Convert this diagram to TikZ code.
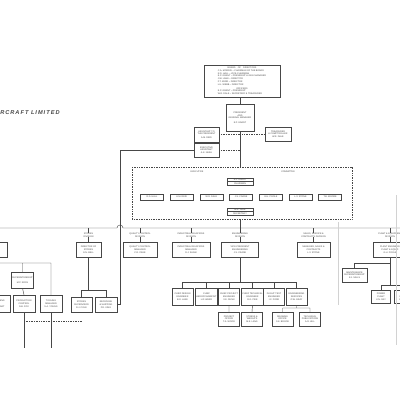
\documentclass[tikz,border=0pt]{standalone}
\usepackage{fontspec}
\setsansfont{Liberation Sans}
\usetikzlibrary{positioning,shapes.multipart}
\definecolor{ink}{gray}{.28}
\newcommand\chartfont{\fontsize{1.6}{1.95}\selectfont\sffamily}
\tikzset{
 box/.style={draw=ink,line width=.3pt,fill=white,inner sep=.2mm,align=center,text=ink,font=\chartfont},
 splitbox/.style={box,rectangle split,rectangle split parts=2},
 head/.style={inner sep=0,align=center,text=ink,font=\chartfont},
 link/.style={draw=ink,line width=.3pt},
 dots/.style={link,dash pattern=on .5pt off .7pt},
 fold/.style={draw=gray!35,line width=.2pt},
}
\begin{document}
\begin{tikzpicture}[x=.25mm,y=-.25mm]
\useasboundingbox (0,0) rectangle (400,400);
\fill[white] (0,0) rectangle (400,400);
% title, cut at the sheet edge
\node[anchor=west,inner sep=0,text=ink,font=\sffamily\bfseries\itshape\fontsize{4}{5}\selectfont\addfontfeatures{LetterSpace=18}] (title) at (0,113) {RCRAFT LIMITED};
% board and president
\node[box,line width=.5pt,minimum width=19mm,minimum height=8mm] (board) at (242,81)
 {\begin{tabular}{@{}l@{}}\multicolumn{1}{c}{BOARD\quad OF\quad DIRECTORS}\\
 C.A. MORRIS -- CHAIRMAN OF THE BOARD\\ R.D. HALL -- VICE-CHAIRMAN\\ E.P. GRANT -- PRESIDENT \& GEN. MANAGER\\
 J.W. LANE -- DIRECTOR\\ F.T. KERR -- DIRECTOR\\ H.L. WEBB -- DIRECTOR\\[.3mm]
 \multicolumn{1}{c}{OFFICERS}\\ E.P. GRANT -- PRESIDENT\\ W.R. DALE -- SECRETARY \& TREASURER\end{tabular}};
\node[box,line width=.5pt,minimum width=7mm,minimum height=6.75mm] (pres) at (240,117.5) {PRESIDENT\\AND\\GENERAL MANAGER\\[.4mm]E.P. GRANT};
\node[box,minimum width=6.25mm,minimum height=3.75mm] (asst1) at (206.5,134.5) {ASSISTANT TO\\THE PRESIDENT\\[.2mm]A.M. REID};
\node[box,minimum width=6.25mm,minimum height=3.5mm] (asst2) at (206.5,150) {EXECUTIVE\\ASSISTANT\\A.K. NASH};
\node[box,minimum width=6.5mm,minimum height=3.5mm] (treas) at (278,134) {TREASURER\\\& COMPTROLLER\\W.R. DALE};
\draw[link] (pres.north |- board.south) -- (pres.north);
\draw[dots] (asst1.east) -- (asst1.east -| pres.south);
\draw[dots] (asst2.east) -- (asst2.east -| pres.south);
\draw[dots] (treas.west) -- (treas.west -| pres.south);
% executive committee
\coordinate (execN) at (240,167);
\coordinate (execS) at (240,219);
\coordinate (bus) at (0,228);
\draw[dots] (132,167) rectangle (352,219);
\node[head] (exA) at (197,172) {EXECUTIVE};
\node[head] (exB) at (288,172) {COMMITTEE};
\node[splitbox,minimum width=6.5mm] (chair) at (240,181.5) {E.P. GRANT\nodepart{two}CHAIRMAN};
\foreach \n [count=\i] in {R.D. HALL,A.M. REID,W.R. DALE,J.S. CRANE,G.H. POOLE,L.V. STONE,T.B. MOORE}
 \node[box,minimum width=5.75mm,minimum height=1.5mm] (m\i) at ({152+29.7*(\i-1)},197) {\n};
\node[splitbox,minimum width=6.5mm] (secr) at (240,211.5) {W.R. DALE\nodepart{two}SECRETARY};
\draw[link] (pres.south) -- (execN);
\draw[link] (execS) -- (execS |- bus);
% divisions
\draw[link] (-5,228) -- (117,228) arc(180:360:3) -- (405,228);
\foreach \i/\x/\w/\hd/\bx in {
 1/-12/9.5mm/{MANUFACTURING\\DIVISION}/{WORKS MANAGER\\\\F.T. KERR},
 2/88.5/6.25mm/{STORES\\DIVISION}/{DIRECTOR OF\\STORES\\G.N. BELL},
 3/140/8.5mm/{QUALITY CONTROL\\DIVISION}/{QUALITY CONTROL\\MANAGER\\C.R. PAGE},
 4/191/9.5mm/{INDUSTRIAL RELATIONS\\DIVISION}/{INDUSTRIAL RELATIONS\\MANAGER\\D.J. SHAW},
 5/240/9.25mm/{ENGINEERING\\DIVISION}/{VICE-PRESIDENT\\ENGINEERING\\J.S. CRANE},
 6/313.5/8.25mm/{SALES, SERVICE \&\\CONTRACTS DIVISION}/{MANAGER, SALES \&\\CONTRACTS\\L.V. STONE},
 7/390/8.5mm/{PLANT \& EQUIPMENT\\DIVISION}/{PLANT ENGINEER\\PLANT \& EQUIP.\\G.H. POOLE}}{
 \node[head] (h\i) at (\x,235) {\hd};
 \node[box,minimum width=\w,minimum height=3.75mm] (d\i) at (\x,249.5) {\bx};
 \draw[link] (h\i.north |- bus) -- (h\i.north) (h\i.south) -- (d\i.north);
}
% line from executive assistant down to stores
\coordinate (corner) at (120,150);
% manufacturing
\coordinate (lb) at (0,263);
\coordinate (lowL) at (0,321);
\node[box,minimum width=5.25mm,minimum height=4mm] (l1) at (22.5,280) {SUPERINTENDENT\\\\M.P. ROSS};
\foreach \i/\x/\t in {2/-1/{PLANNING\\\\K.E. HART},3/24/{PRODUCTION\\CONTROL\\N.B. FOX},4/51/{TOOLING\\MANAGER\\S.A. YOUNG}}
 \node[box,minimum width=5.5mm,minimum height=4.25mm] (l\i) at (\x,303.5) {\t};
\draw[link] (d1.south) -- (d1.south |- lb) -- (l4.north |- lb) -- (l4.north)
 (l1.north |- lb) -- (l1.north) (l1.south) -- (l3.north) (l2.north |- lb) -- (l2.north);
\foreach \i in {2,3,4} \draw[link] (l\i.south) -- ++(0,36);
\node[box,minimum width=5.25mm,minimum height=3.75mm] (s1) at (81.5,304.5) {STORES\\SUPERVISOR\\R.J. COLE};
\node[box,minimum width=5.5mm,minimum height=3.75mm] (s2) at (106,304.5) {RECEIVING\\\& SHIPPING\\P.D. KING};
\coordinate (sb) at (0,290);
\draw[link] (d2.south) -- (d2.south |- sb) (s1.north |- sb) -- (s2.north |- sb)
 (s1.north |- sb) -- (s1.north) (s2.north |- sb) -- (s2.north);
\draw[link] (asst2.west) -- (corner) |- (s2.east);
\draw[dots] (l3.south |- lowL) -- (s1.south |- lowL);
% engineering
\coordinate (eb) at (0,282);
\coordinate (eb2) at (0,308);
\foreach \i/\x/\t in {1/182.5/{CHIEF DESIGN\\ENGINEER\\B.O. LAKE},2/206.5/{CHIEF\\AERODYNAMICIST\\H.F. WARD},
 3/229/{CHIEF PROJECT\\ENGINEER\\V.E. DUNN},4/252.5/{CHIEF TECHNICAL\\ENGINEER\\R.G. PIKE},
 5/274/{FLIGHT TEST\\ENGINEER\\I.C. FORD},6/296.5/{ENGINEERING\\SERVICES\\O.W. GRAY}}{
 \node[box,minimum width=5.25mm,minimum height=4.25mm] (e\i) at (\x,296.5) {\t};
 \draw[link] (e\i.north |- eb) -- (e\i.north);
}
\draw[link] (d5.south) -- (d5.south |- eb) (e1.north |- eb) -- (e6.north |- eb);
\foreach \i/\x/\t in {7/229/{PROJECT\\OFFICE\\T.A. WOOD},8/252/{STRESS \&\\WEIGHTS\\M.E. LANG},
 9/282.5/{DRAWING\\OFFICE\\S.K. BROOK},10/310/{TECHNICAL\\PUBLICATIONS\\A.R. HILL}}
 \node[box,minimum width=5.25mm,minimum height=3.5mm] (e\i) at (\x,319) {\t};
\draw[link] (e3.south) -- (e7.north) (e4.south) -- (e8.north)
 (e6.south) -- (e6.south |- eb2) (e9.north |- eb2) -- (e10.north |- eb2)
 (e9.north |- eb2) -- (e9.north) (e10.north |- eb2) -- (e10.north);
% plant and equipment
\coordinate (rb) at (0,263);
\coordinate (rb2) at (0,285);
\node[box,minimum width=6.25mm,minimum height=3.5mm] (r1) at (354.5,275) {MAINTENANCE\\SUPERINTENDENT\\E.J. MILLS};
\node[box,minimum width=4.75mm,minimum height=3.25mm] (r2) at (381,296.5) {POWER\\PLANT\\U.N. RAY};
\node[box,minimum width=4.75mm,minimum height=3.25mm] (r3) at (404,296.5) {PLANT\\LAYOUT\\C.S. OAK};
\draw[link] (d7.south) -- (d7.south |- rb2) (d7.south |- rb) -| (r1.north)
 (r2.north |- rb2) -- (r3.north |- rb2) (r2.north |- rb2) -- (r2.north) (r3.north |- rb2) -- (r3.north);
% paper folds
\draw[fold] (338,222) -- (338,305) (396,195) -- (396,345);
\end{tikzpicture}
\end{document}
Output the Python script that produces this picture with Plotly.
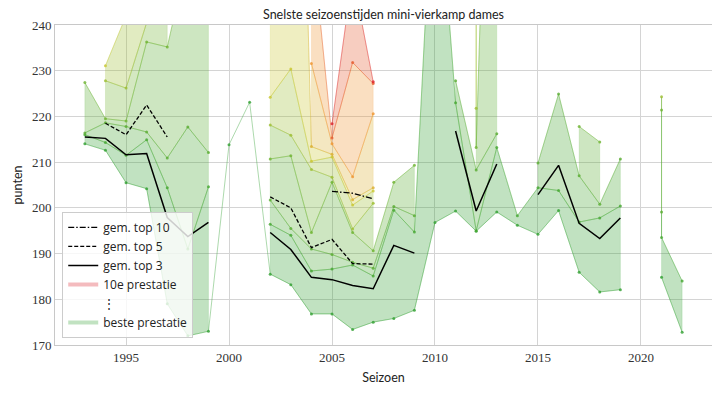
■ ■ ■ ■ ■
## Task statement
Go through the records above, find every line with the word "this", and list those lines.

## Right answer
Convert this diagram to TikZ code.
Output the Python script that produces this picture with Plotly.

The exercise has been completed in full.